Task to carry out | From the entries below, copy every line holding the word "this".

Input rows |
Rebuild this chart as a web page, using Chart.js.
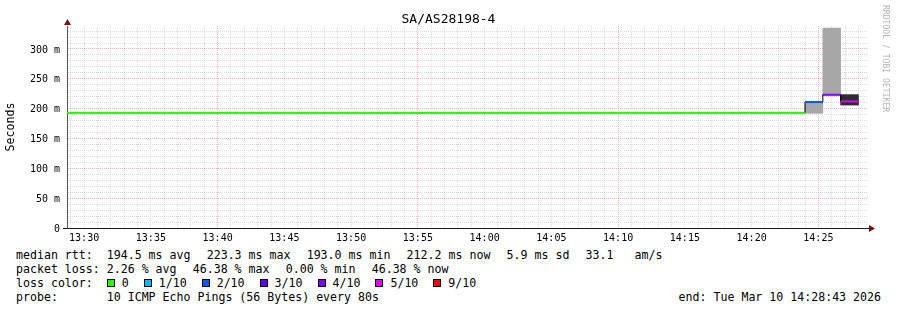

==

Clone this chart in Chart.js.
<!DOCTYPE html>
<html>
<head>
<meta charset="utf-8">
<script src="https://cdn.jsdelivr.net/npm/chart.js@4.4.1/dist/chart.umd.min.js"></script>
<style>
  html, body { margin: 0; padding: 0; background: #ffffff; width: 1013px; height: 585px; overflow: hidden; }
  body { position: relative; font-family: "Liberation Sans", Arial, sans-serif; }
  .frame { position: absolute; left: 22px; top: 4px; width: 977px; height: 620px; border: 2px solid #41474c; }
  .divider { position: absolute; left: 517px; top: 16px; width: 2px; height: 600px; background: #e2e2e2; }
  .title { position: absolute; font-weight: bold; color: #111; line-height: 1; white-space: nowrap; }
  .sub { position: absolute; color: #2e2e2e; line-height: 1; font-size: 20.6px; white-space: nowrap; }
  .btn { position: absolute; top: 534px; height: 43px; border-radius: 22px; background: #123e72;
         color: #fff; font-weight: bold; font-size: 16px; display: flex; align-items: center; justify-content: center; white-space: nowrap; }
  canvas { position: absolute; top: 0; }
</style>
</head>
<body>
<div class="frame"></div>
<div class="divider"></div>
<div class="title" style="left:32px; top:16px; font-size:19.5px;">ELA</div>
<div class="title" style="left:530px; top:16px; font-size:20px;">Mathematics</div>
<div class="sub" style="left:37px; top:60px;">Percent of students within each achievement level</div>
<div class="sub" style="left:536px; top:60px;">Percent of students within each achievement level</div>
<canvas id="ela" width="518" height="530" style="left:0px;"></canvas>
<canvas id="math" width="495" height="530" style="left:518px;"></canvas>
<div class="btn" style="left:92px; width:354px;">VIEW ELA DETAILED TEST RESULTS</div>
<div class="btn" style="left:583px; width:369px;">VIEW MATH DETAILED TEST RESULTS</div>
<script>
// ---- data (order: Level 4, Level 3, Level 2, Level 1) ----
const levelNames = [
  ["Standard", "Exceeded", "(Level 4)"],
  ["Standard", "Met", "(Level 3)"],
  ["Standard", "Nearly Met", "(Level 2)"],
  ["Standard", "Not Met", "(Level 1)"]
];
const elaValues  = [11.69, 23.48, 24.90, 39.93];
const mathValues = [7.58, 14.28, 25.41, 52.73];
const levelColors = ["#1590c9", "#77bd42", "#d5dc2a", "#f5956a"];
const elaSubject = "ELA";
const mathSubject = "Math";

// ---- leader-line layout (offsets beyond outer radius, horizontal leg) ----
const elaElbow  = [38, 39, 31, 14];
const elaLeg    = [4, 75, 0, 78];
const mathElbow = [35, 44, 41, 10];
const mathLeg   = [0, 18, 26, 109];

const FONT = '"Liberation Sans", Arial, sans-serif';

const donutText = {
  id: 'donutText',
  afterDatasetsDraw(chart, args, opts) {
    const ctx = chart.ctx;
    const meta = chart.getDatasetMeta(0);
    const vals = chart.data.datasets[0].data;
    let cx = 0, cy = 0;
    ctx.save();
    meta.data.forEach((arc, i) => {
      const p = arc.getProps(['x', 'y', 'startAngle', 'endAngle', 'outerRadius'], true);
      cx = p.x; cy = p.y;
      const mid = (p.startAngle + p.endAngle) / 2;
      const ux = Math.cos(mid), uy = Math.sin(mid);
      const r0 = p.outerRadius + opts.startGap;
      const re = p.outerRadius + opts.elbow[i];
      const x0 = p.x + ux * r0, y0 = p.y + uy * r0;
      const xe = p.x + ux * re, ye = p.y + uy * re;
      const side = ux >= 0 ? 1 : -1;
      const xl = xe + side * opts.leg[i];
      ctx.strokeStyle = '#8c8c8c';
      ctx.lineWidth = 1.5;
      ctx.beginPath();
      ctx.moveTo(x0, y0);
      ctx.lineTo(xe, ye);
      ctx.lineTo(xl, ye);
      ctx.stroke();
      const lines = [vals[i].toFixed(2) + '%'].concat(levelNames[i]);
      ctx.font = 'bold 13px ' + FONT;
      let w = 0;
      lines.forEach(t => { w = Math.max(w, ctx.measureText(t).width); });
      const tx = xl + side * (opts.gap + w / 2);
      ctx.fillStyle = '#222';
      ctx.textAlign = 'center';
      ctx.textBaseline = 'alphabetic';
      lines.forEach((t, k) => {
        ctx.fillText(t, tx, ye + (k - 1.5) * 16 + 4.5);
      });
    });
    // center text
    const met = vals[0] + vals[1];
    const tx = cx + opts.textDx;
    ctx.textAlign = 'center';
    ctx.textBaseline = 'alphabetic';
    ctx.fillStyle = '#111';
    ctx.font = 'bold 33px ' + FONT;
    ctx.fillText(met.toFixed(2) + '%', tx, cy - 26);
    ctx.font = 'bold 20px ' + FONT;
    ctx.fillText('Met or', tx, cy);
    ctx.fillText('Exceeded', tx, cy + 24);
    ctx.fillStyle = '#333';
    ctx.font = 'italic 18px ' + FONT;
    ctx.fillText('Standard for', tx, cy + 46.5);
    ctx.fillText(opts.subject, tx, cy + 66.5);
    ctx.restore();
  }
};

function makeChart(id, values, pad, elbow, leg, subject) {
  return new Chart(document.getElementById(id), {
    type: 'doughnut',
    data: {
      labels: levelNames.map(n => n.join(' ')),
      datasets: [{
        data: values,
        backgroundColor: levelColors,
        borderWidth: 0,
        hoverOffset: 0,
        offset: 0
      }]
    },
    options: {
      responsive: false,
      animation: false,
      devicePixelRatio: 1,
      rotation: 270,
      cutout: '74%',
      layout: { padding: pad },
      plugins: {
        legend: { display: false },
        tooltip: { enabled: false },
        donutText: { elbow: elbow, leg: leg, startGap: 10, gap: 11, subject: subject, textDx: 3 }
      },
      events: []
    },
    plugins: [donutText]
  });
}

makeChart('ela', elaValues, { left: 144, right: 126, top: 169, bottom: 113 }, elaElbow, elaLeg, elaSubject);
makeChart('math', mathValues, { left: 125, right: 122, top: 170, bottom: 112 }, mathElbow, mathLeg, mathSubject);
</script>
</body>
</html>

---

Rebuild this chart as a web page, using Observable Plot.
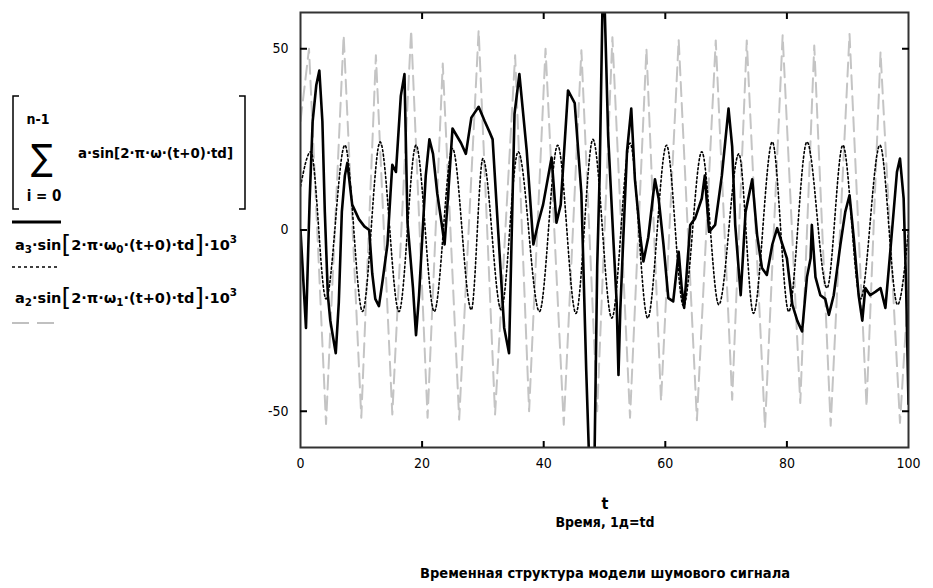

Answer for the task |
Rebuild this chart as a web page, using Chart.js.
Clone this chart in Chart.js.
Rebuild this chart as a web page, using Observable Plot.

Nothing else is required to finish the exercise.